Эти мистики воображали, что они, по примеру предшественников великого Рафаэля, пишут религиозные картины. Это был самообман. Джотто, Чимабуэ, Фра Анджелико не были мистиками, или, лучше сказать, они были мистиками по невежеству, а не вследствие слабоумия. Средневековый живописец, изображая религиозный сюжет, был убежден, что он изображает правду. Он был реалистом, рисуя сверхчувственное. Религиозное предание ему сообщалось как факт; он был проникнут сознанием буквальной его правды и передавал его так, как он передал бы всякий другой правдивый рассказ. Публика подходила к его картине в том же настроении. Для средневекового общества религиозное произведение искусства имело такое же значение, как для нас рисунки в бытописательных или естественно-исторических книгах. С этой бесхитростной верой мистическая живопись не мирилась, а живописец избегал всего туманного, таинственного. Он изображал не сновидения и настроения, а документы; он убеждал и мог убедить, потому что сам был убежден.

Совершенно не то приходится сказать о прерафаэлитах. Они изображали на своих картинах аллегории и смутные символы, не имеющие ничего общего с виденною действительностью. Я приведу лишь один пример: «Тень смерти» Ханта.

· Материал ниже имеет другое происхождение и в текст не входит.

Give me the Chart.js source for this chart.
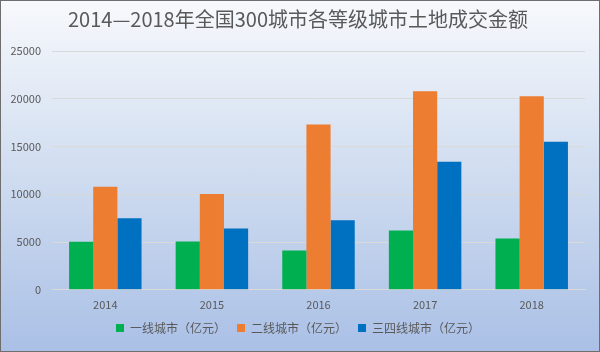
<!DOCTYPE html>
<html>
<head>
<meta charset="utf-8">
<script src="https://cdn.jsdelivr.net/npm/chart.js@4"></script>
<style>
  html, body { margin: 0; padding: 0; }
  #wrap {
    width: 600px; height: 352px; box-sizing: border-box;
    border: 1px solid #6e6e6e;
    background: linear-gradient(to bottom, #f7f9fc 0%, #d3dff1 45%, #aac0e6 100%);
  }
</style>
</head>
<body>
<div id="wrap"><canvas id="chart" width="598" height="350"></canvas></div>
<script>
const years = ['2014', '2015', '2016', '2017', '2018'];
const tier1 = [5030, 5060, 4110, 6220, 5380];
const tier2 = [10790, 10020, 17300, 20780, 20250];
const tier34 = [7490, 6430, 7280, 13400, 15510];
const seriesNames = ['一线城市（亿元）', '二线城市（亿元）', '三四线城市（亿元）'];

const font = "'Noto Sans CJK SC', 'Noto Sans', sans-serif";

new Chart(document.getElementById('chart'), {
  type: 'bar',
  data: {
    labels: years,
    datasets: [
      { label: seriesNames[0], data: tier1, backgroundColor: '#00b050' },
      { label: seriesNames[1], data: tier2, backgroundColor: '#ed7d31' },
      { label: seriesNames[2], data: tier34, backgroundColor: '#0070c0' }
    ]
  },
  options: {
    responsive: false,
    animation: false,
    layout: { padding: { left: 10, right: 14, top: 6, bottom: 7 } },
    datasets: { bar: { barPercentage: 1, categoryPercentage: 0.68 } },
    plugins: {
      title: {
        display: true,
        text: '2014—2018年全国300城市各等级城市土地成交金额',
        color: '#595959',
        font: { family: font, size: 20, weight: 'normal' },
        padding: { top: 0, bottom: 20 }
      },
      legend: {
        position: 'bottom',
        labels: {
          color: '#595959',
          boxWidth: 8, boxHeight: 8,
          padding: 11,
          font: { family: font, size: 12 }
        }
      },
      tooltip: { enabled: false }
    },
    scales: {
      x: {
        grid: { display: false },
        border: { color: '#d9d9d9' },
        ticks: { color: '#595959', padding: 0, font: { family: font, size: 11 } }
      },
      y: {
        min: 0, max: 25000,
        afterFit: (scale) => { scale.width = 41; },
        ticks: {
          stepSize: 5000, color: '#595959', padding: 11,
          font: { family: font, size: 11 },
          callback: (v) => String(v)
        },
        grid: { color: '#d9d9d9', drawTicks: false },
        border: { display: false }
      }
    }
  }
});
</script>
</body>
</html>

На этой картине изображен молящийся Христос с распростертыми руками, а тень, падающая от него, имеет форму креста. Это— поучительный пример направления мысли у мистиков. Хант представляет себе Христа молящимся; в то же время у художника возникает представление о распятии Христа. Эту ассоциацию идей он хочет сделать видимою при помощи имеющихся у искусства средств. И вот он изображает фигуру Христа, отбрасывающую тень или предсказывающую его участь; выходит, что какая-то непонятная сила повернула эту фигуру к солнечным лучам таким образом, что на земле обрисовалась тень, изображающая роковое предзнаменование. Эта выдумка совершенно бессмысленна. Со стороны Христа было бы слишком наивно предсказывать свою возвышенную смерть таким хвастливым образом. К тому же современники не могли бы понять это знамение, пока Христос не претерпел смерти на кресте. Но в сознании Холмена Ханта возникают одновременно представление о молящемся Христе и представление о кресте, и он, не давая себе отчета в разумном их соотношении, соединяет их. Если бы предшественнику Рафаэля пришло в голову изобразить молящегося Христа, чувствующего близость своей страдальческой смерти, то он дал бы нам реальную картину молящегося Христа, а распятие изобразил бы не менее реально где-нибудь в углу картины, но никогда не стал бы соединять оба представления в один туманный, расплывчатый образ. В этом и заключается разница между религиозною живописью верующего, но нормального человека, и живописью развинченного психопата.